Merksatz: 1 Kilometer Fahrt in einem Wasserstoff Fahrzeug kostet dreimal so viel Energie wie 1km Fahrt in einem reinen Elektrofahrzeug.

Um das kurz anzusprechen, es wird heute auch sehr viel über die sogenannte E-Fuels gesprochen. E-Fuel ist (eine Art) Benzin, welches aus Wasserstoff gewonnen wird. Diese e-fuels kann man in herkömmlichen Verbrennungsmotoren einsetzen. Vergesst das gleich wieder. Hier liegt der Wirkungsgrad bei unter 13%. Da kann man direkt Diesel tanken.

Wirkungsgrad Energieträger
Reines Elektroauto: 75%
Wasserstofffahrzeug: 25%-30%
e-Fuel: -13%

Wer oder was nun Wasserstoff nutzen sollte, kann man sehr einfach ablesen.

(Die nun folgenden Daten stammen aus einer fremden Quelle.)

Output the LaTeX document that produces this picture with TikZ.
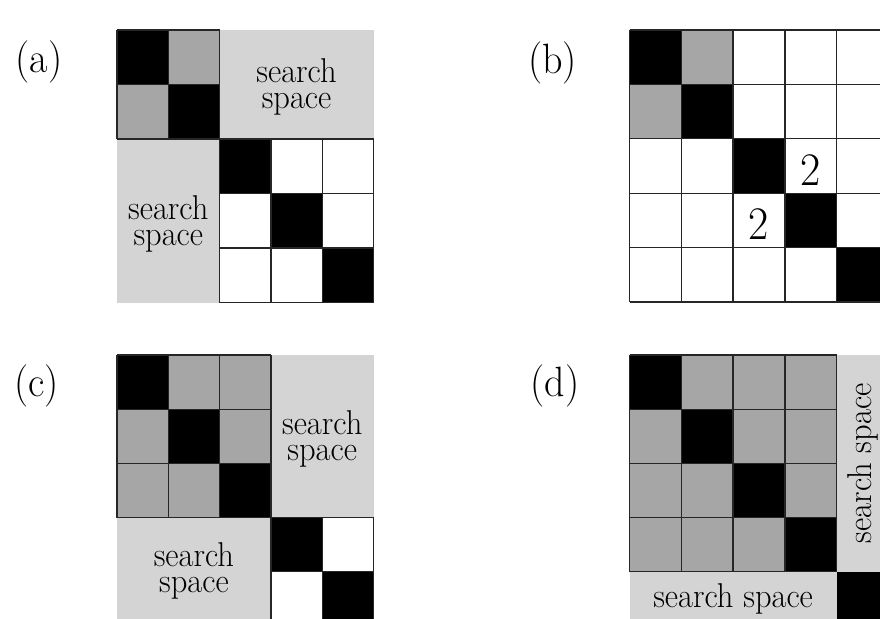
\documentclass[tikz,border=0pt]{standalone}
\definecolor{midgray}{HTML}{A6A6A6}
\definecolor{ltgray}{HTML}{D4D4D4}
\tikzset{
  gridln/.style={draw=black!85, line width=1.3pt},
  sstext/.style={font=\fontsize{32.5}{24.6}\selectfont, align=center, inner sep=0pt, yscale=1.06},
  sstextr/.style={font=\fontsize{32.5}{24.6}\selectfont, align=center, inner sep=0pt, xscale=1.06},
  lbl/.style={font=\fontsize{40}{44}\selectfont, inner sep=0pt, yscale=1.06},
  num/.style={font=\fontsize{44}{48}\selectfont, inner sep=0pt, yscale=1.06},
}
\begin{document}
\begin{tikzpicture}[x=1pt,y=-1pt]
\useasboundingbox (0,0) rectangle (880,618);
\clip (0,0) rectangle (880,618);
\fill[white] (0,0) rectangle (880,618);

% labels
\node[lbl] (la) at (39,62) {(a)};
\node[lbl] (lb) at (552.5,62.5) {(b)};
\node[lbl] (lc) at (36.7,386) {(c)};
\node[lbl] (ld) at (555,386) {(d)};

% ---------- panel (a)
\begin{scope}[xshift=117pt, yshift=-30pt, x=51.3pt, y=-54.5pt]
  \fill[ltgray] (2,0) rectangle (5,2);
  \fill[ltgray] (0,2) rectangle (2,5);
  \fill[black] (0,0) rectangle (1,1);
  \fill[black] (1,1) rectangle (2,2);
  \fill[midgray] (1,0) rectangle (2,1);
  \fill[midgray] (0,1) rectangle (1,2);
  \fill[white] (2,2) rectangle (5,5);
  \foreach \i in {2,3,4} \fill[black] (\i,\i) rectangle (\i+1,\i+1);
  \foreach \i in {0,1,2} {
    \draw[gridln] (\i,0) -- (\i,2);
    \draw[gridln] (0,\i) -- (2,\i);
  }
  \foreach \i in {2,3,4,5} {
    \draw[gridln] (\i,2) -- (\i,5);
    \draw[gridln] (2,\i) -- (5,\i);
  }
  \node[sstext] (atop) at (3.5,1.05) {search\\space};
  \node[sstext] (aleft) at (1,3.55) {search\\space};
\end{scope}

% ---------- panel (b)
\begin{scope}[xshift=629.5pt, yshift=-30pt, x=51.8pt, y=-54.4pt]
  \fill[white] (0,0) rectangle (5,5);
  \foreach \i in {0,...,4} \fill[black] (\i,\i) rectangle (\i+1,\i+1);
  \fill[midgray] (1,0) rectangle (2,1);
  \fill[midgray] (0,1) rectangle (1,2);
  \foreach \i in {0,...,5} {
    \draw[gridln] (\i,0) -- (\i,5);
    \draw[gridln] (0,\i) -- (5,\i);
  }
  \node[num] (b23) at (3.5,2.57) {2};
  \node[num] (b32) at (2.5,3.57) {2};
\end{scope}

% ---------- panel (c)
\begin{scope}[xshift=117pt, yshift=-355pt, x=51.3pt, y=-54.2pt]
  \fill[ltgray] (3,0) rectangle (5,3);
  \fill[ltgray] (0,3) rectangle (3,5);
  \fill[midgray] (0,0) rectangle (3,3);
  \foreach \i in {0,1,2} \fill[black] (\i,\i) rectangle (\i+1,\i+1);
  \fill[white] (3,3) rectangle (5,5);
  \foreach \i in {3,4} \fill[black] (\i,\i) rectangle (\i+1,\i+1);
  \foreach \i in {0,...,3} {
    \draw[gridln] (\i,0) -- (\i,3);
    \draw[gridln] (0,\i) -- (3,\i);
  }
  \foreach \i in {3,4,5} {
    \draw[gridln] (\i,3) -- (\i,5);
    \draw[gridln] (3,\i) -- (5,\i);
  }
  \node[sstext] (ctop) at (4,1.55) {search\\space};
  \node[sstext] (cbot) at (1.5,3.98) {search\\space};
\end{scope}

% ---------- panel (d)
\begin{scope}[xshift=629.5pt, yshift=-355pt, x=51.8pt, y=-54.2pt]
  \fill[ltgray] (4,0) rectangle (5,4);
  \fill[ltgray] (0,4) rectangle (4,5);
  \fill[midgray] (0,0) rectangle (4,4);
  \foreach \i in {0,...,4} \fill[black] (\i,\i) rectangle (\i+1,\i+1);
  \foreach \i in {0,...,4} {
    \draw[gridln] (\i,0) -- (\i,4);
    \draw[gridln] (0,\i) -- (4,\i);
  }
  \node[sstextr, rotate=90] (dright) at (4.5,2) {search space};
  \node[sstext] (dbot) at (2,4.5) {search space};
\end{scope}
\end{tikzpicture}
\end{document}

© Gregor Hagedorn, Wolf-Peter Schill & Martin Kittel, based on Michael Liebreich/Liebreich Associates, Clean Hydrogen Ladder, Version 4.1, 2021. Concept credit: Adrian Hiel, Energy Cities. CC-BY 4.0
© Gregor Hagedorn, Wolf-Peter Schill & Martin Kittel, based on Michael Liebreich/Liebreich Associates, Clean Hydrogen Ladder, Version 4.1, 2021. Concept credit: Adrian Hiel, Energy Cities. CC-BY 4.0

Selbstverständlich geht auch bei Wasserstoff die Forschung weiter. Der Wirkungsgrad der Brennstoffzelle wird immer besser, bedeutet das Ansprechverhalten, und so kann man nach und nach die Akkugröße in den Wasserstoff Fahrzeugen reduzieren.

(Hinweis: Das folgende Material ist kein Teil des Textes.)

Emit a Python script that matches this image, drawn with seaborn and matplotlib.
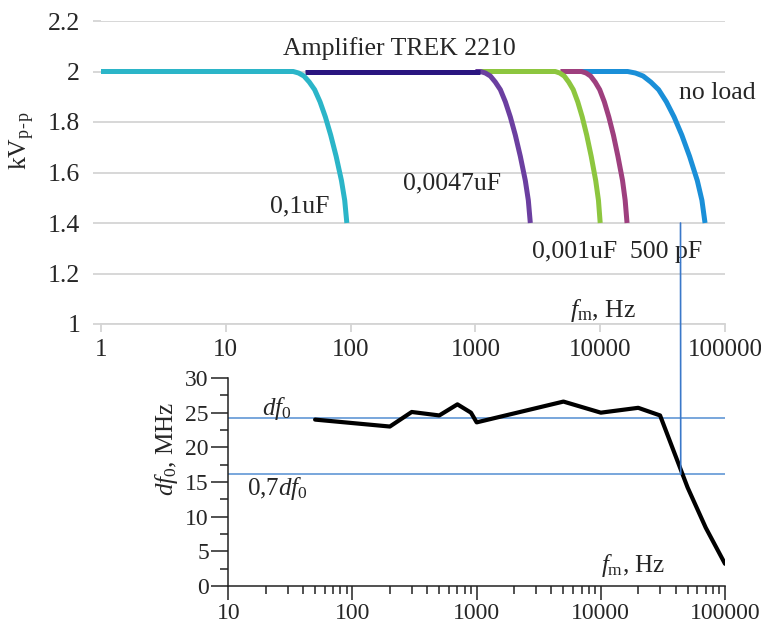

Die physikalischen Probleme und die damit verbundenen Kosten im Bereich der Infrastruktur werden sich auch in Zukunft nicht großartig ändern. Das wissen die Automobilhersteller. An Wasserstoff wird seit Jahrzehnten geforscht. Das größte Problem der Brennstoffzelle ist aber tatsächlich der Akku in reinen Elektroautos. Diese werden immer besser. Sie werden immer günstiger. Es werden immer weniger Seltene-Erden benötigt.

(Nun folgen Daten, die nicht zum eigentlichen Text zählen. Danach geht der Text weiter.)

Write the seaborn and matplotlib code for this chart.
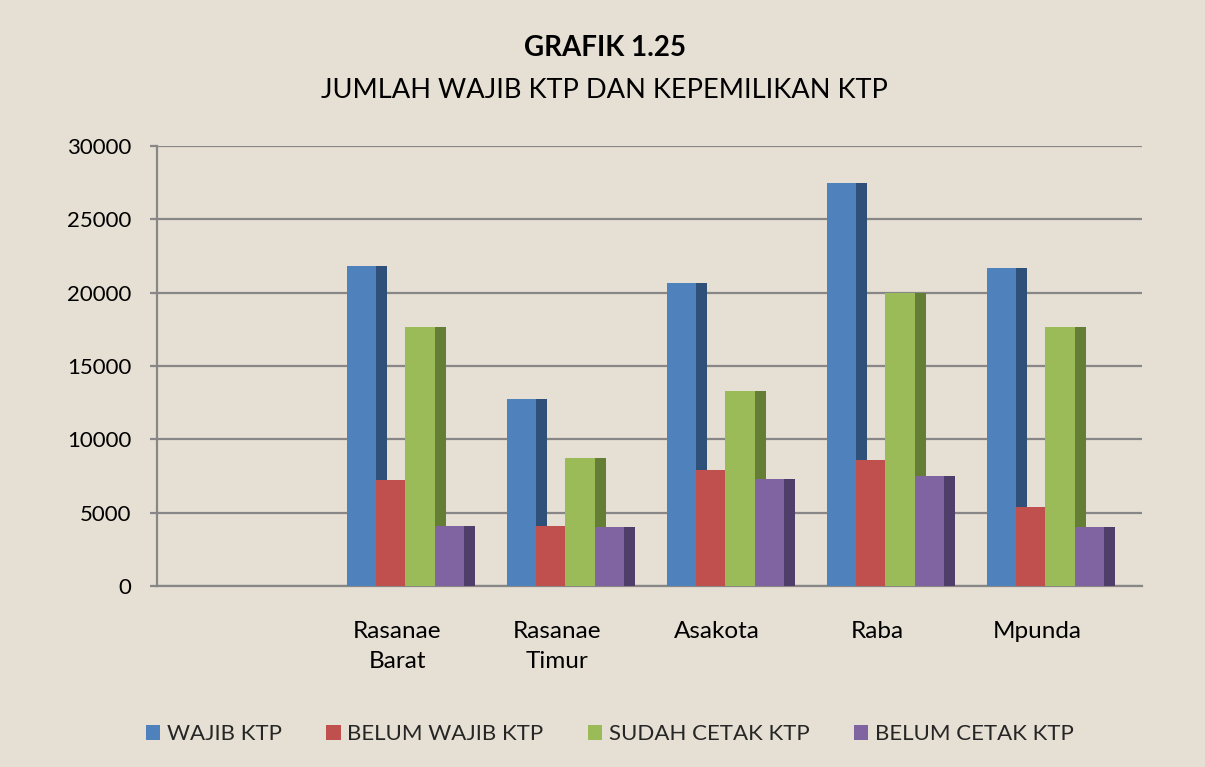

Wir sind heute im August 2021 schon an einem Punkt, wo man mit 5 Minuten Ladezeit einen neuen Fiat 500 Elektro mit 50 KM Reichweite betanken kann.5 Minuten laden und der Weg zur Arbeit und zurück ist drin. Das ist der größte Feind der Wasserstofftechnologie. Denn bei der reinen Elektrotechnologie benötigen wir technische Fortschritt und keinen physikalischen.

Zum Abschluss, Wasserstofftechnik wird sich hoffentlich durchsetzen. Aber nicht im Personenkraftverkehr. Wasserstofftechnik kann dort eingesetzt werden, wo ein gleichbleibend hoher Energiebedarf benötigt wird. Z. b. in Stahlwerken, in der Schwerindustrie, in der Schifffahrt, wo sich Wasserstofftechnologie bei großen Containerschiffen durchaus lohnen kann.

Ein weiterer Einsatzort für die Brennstoffzelle. In Privathaushalten. Warum soll nicht jeder ein kleines Wasserstoff-Kraftwerk zu Hause haben. Dort benötige ich keine Energie-Spitzen. Aber mein Rechner, mein Handy, mein Kühlschrank, mein Telefon, mein Fernseher, meine Lampen und so weiter kann durchaus mit Wasserstoff-Energie betrieben werden. In Japan wird dieses seit Jahren vom Staat gefördert. Dort gibt es Kaufprämien, wenn man sich eine Brennstoffzelle für sein zu Hause kauft.

Das ist der richtige Weg für diese Technik. Aber nicht der Individualverkehr.